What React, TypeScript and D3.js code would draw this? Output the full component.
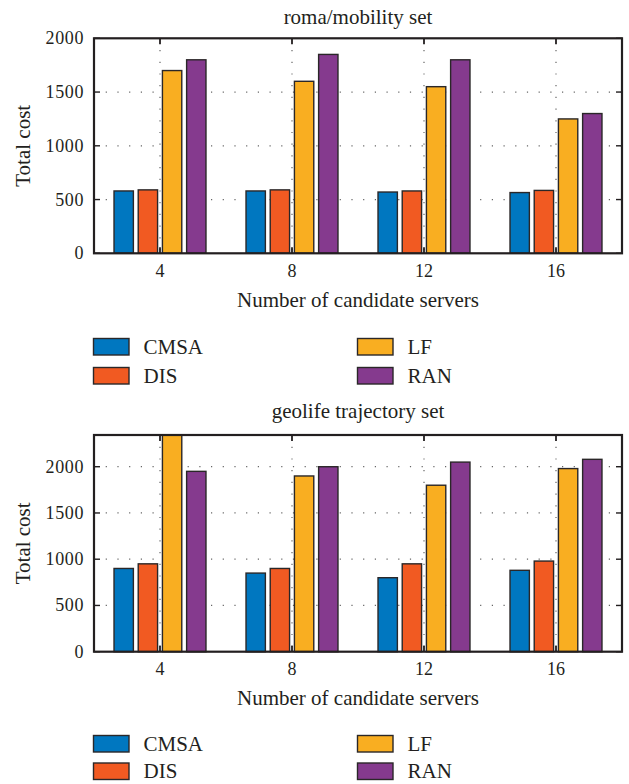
import React from "react";
import * as d3 from "d3";

const categories = ["4", "8", "12", "16"];
const seriesNames = ["CMSA", "DIS", "LF", "RAN"];
const seriesColors = ["#0077c0", "#f15a22", "#f9ae21", "#853a8e"];
const yTicks = [0, 500, 1000, 1500, 2000];

// roma/mobility set
const romaCMSA = [580, 580, 570, 565];
const romaDIS = [590, 590, 580, 585];
const romaLF = [1700, 1600, 1550, 1250];
const romaRAN = [1800, 1850, 1800, 1300];

// geolife trajectory set
const geoCMSA = [900, 850, 800, 880];
const geoDIS = [950, 900, 950, 980];
const geoLF = [2340, 1900, 1800, 1980];
const geoRAN = [1950, 2000, 2050, 2080];

const FONT = "'Liberation Serif', 'Times New Roman', serif";
const INK = "#231f20";

type PanelProps = {
  title: string;
  titleY: number;
  top: number;
  bottom: number;
  yMax: number;
  series: number[][];
  legendTop: number;
  legendGap: number;
};

function Panel({ title, titleY, top, bottom, yMax, series, legendTop, legendGap }: PanelProps) {
  const left = 94;
  const right = 622;
  const x = d3.scaleBand<string>().domain(categories).range([left, right]).padding(0);
  const inner = d3
    .scaleBand<string>()
    .domain(seriesNames)
    .range([-48.4, 48.4])
    .paddingInner(0.2)
    .paddingOuter(0.1);
  const y = d3.scaleLinear().domain([0, yMax]).range([bottom, top]);
  const cx = (c: string) => (x(c) as number) + x.bandwidth() / 2;
  const gridTicks = yTicks.filter((t) => t > 0 && y(t) > top + 1);
  const tickLen = 6;

  return (
    <g>
      <text
        x={(left + right) / 2}
        y={titleY}
        textAnchor="middle"
        fontSize={21}
        fontFamily={FONT}
        fill={INK}
      >
        {title}
      </text>
      {gridTicks.map((t) => (
        <line
          key={"hg" + t}
          x1={left}
          x2={right}
          y1={y(t)}
          y2={y(t)}
          stroke="#666"
          strokeWidth={1.2}
          strokeDasharray="1.2 10.5"
        />
      ))}
      {categories.map((c) => (
        <line
          key={"vg" + c}
          x1={cx(c)}
          x2={cx(c)}
          y1={top}
          y2={bottom}
          stroke="#666"
          strokeWidth={1.2}
          strokeDasharray="1.2 10.5"
        />
      ))}
      {categories.map((c, ci) =>
        seriesNames.map((s, si) => {
          const v = series[si][ci];
          const bx = cx(c) + (inner(s) as number);
          return (
            <rect
              key={c + s}
              x={bx}
              y={y(v)}
              width={inner.bandwidth()}
              height={bottom - y(v)}
              fill={seriesColors[si]}
              stroke="#2a2728"
              strokeWidth={1.4}
            />
          );
        })
      )}
      {categories.map((c) => (
        <g key={"xt" + c}>
          <line x1={cx(c)} x2={cx(c)} y1={bottom} y2={bottom - tickLen} stroke={INK} strokeWidth={1.8} />
          <line x1={cx(c)} x2={cx(c)} y1={top} y2={top + tickLen} stroke={INK} strokeWidth={1.8} />
          <text
            x={cx(c)}
            y={bottom + 23.5}
            textAnchor="middle"
            fontSize={18}
            fontFamily={FONT}
            fill={INK}
          >
            {c}
          </text>
        </g>
      ))}
      {yTicks.map((t) => (
        <g key={"yt" + t}>
          <line x1={left} x2={left + tickLen} y1={y(t)} y2={y(t)} stroke={INK} strokeWidth={1.4} />
          <line x1={right} x2={right - tickLen} y1={y(t)} y2={y(t)} stroke={INK} strokeWidth={1.4} />
          <text
            x={left - 10}
            y={y(t) + 6}
            textAnchor="end"
            fontSize={18}
            fontFamily={FONT}
            fill={INK}
            letterSpacing={0.6}
          >
            {t}
          </text>
        </g>
      ))}
      <rect x={left} y={top} width={right - left} height={bottom - top} fill="none" stroke={INK} strokeWidth={2.2} />
      <text
        transform={`translate(30,${(top + bottom) / 2}) rotate(-90)`}
        textAnchor="middle"
        fontSize={21}
        fontFamily={FONT}
        fill={INK}
      >
        Total cost
      </text>
      <text
        x={358}
        y={bottom + 53.5}
        textAnchor="middle"
        fontSize={21}
        fontFamily={FONT}
        fill={INK}
      >
        Number of candidate servers
      </text>
      {seriesNames.map((s, i) => {
        const col = i < 2 ? 0 : 1;
        const row = i % 2;
        const sx = col === 0 ? 93.5 : 357.5;
        const sy = legendTop + row * legendGap;
        return (
          <g key={"lg" + s}>
            <rect x={sx} y={sy} width={35.5} height={16.5} fill={seriesColors[i]} stroke="#2a2728" strokeWidth={1.4} />
            <text x={sx + 50} y={sy + 15.2} fontSize={21} fontFamily={FONT} fill={INK}>
              {s}
            </text>
          </g>
        );
      })}
    </g>
  );
}

export default function App() {
  return (
    <svg
      width={629}
      height={784}
      style={{ position: "absolute", left: 0, top: 0, display: "block", background: "#fff" }}
    >
      <rect x={0} y={0} width={629} height={784} fill="#fff" />
      <Panel
        title="roma/mobility set"
        titleY={23.5}
        top={38.3}
        bottom={253.3}
        yMax={2000}
        series={[romaCMSA, romaDIS, romaLF, romaRAN]}
        legendTop={338.5}
        legendGap={29}
      />
      <Panel
        title="geolife trajectory set"
        titleY={418}
        top={435}
        bottom={651.7}
        yMax={2343}
        series={[geoCMSA, geoDIS, geoLF, geoRAN]}
        legendTop={735.5}
        legendGap={27.5}
      />
    </svg>
  );
}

-*-

Work to do:
Leave out any pictures, please, and quote only the lines from the top of the data through the line that contains "const romaRAN = [1800, 1850, 1800, 1300];".

Task output:
What React, TypeScript and D3.js code would draw this? Output the full component.
import React from "react";
import * as d3 from "d3";

const categories = ["4", "8", "12", "16"];
const seriesNames = ["CMSA", "DIS", "LF", "RAN"];
const seriesColors = ["#0077c0", "#f15a22", "#f9ae21", "#853a8e"];
const yTicks = [0, 500, 1000, 1500, 2000];

// roma/mobility set
const romaCMSA = [580, 580, 570, 565];
const romaDIS = [590, 590, 580, 585];
const romaLF = [1700, 1600, 1550, 1250];
const romaRAN = [1800, 1850, 1800, 1300];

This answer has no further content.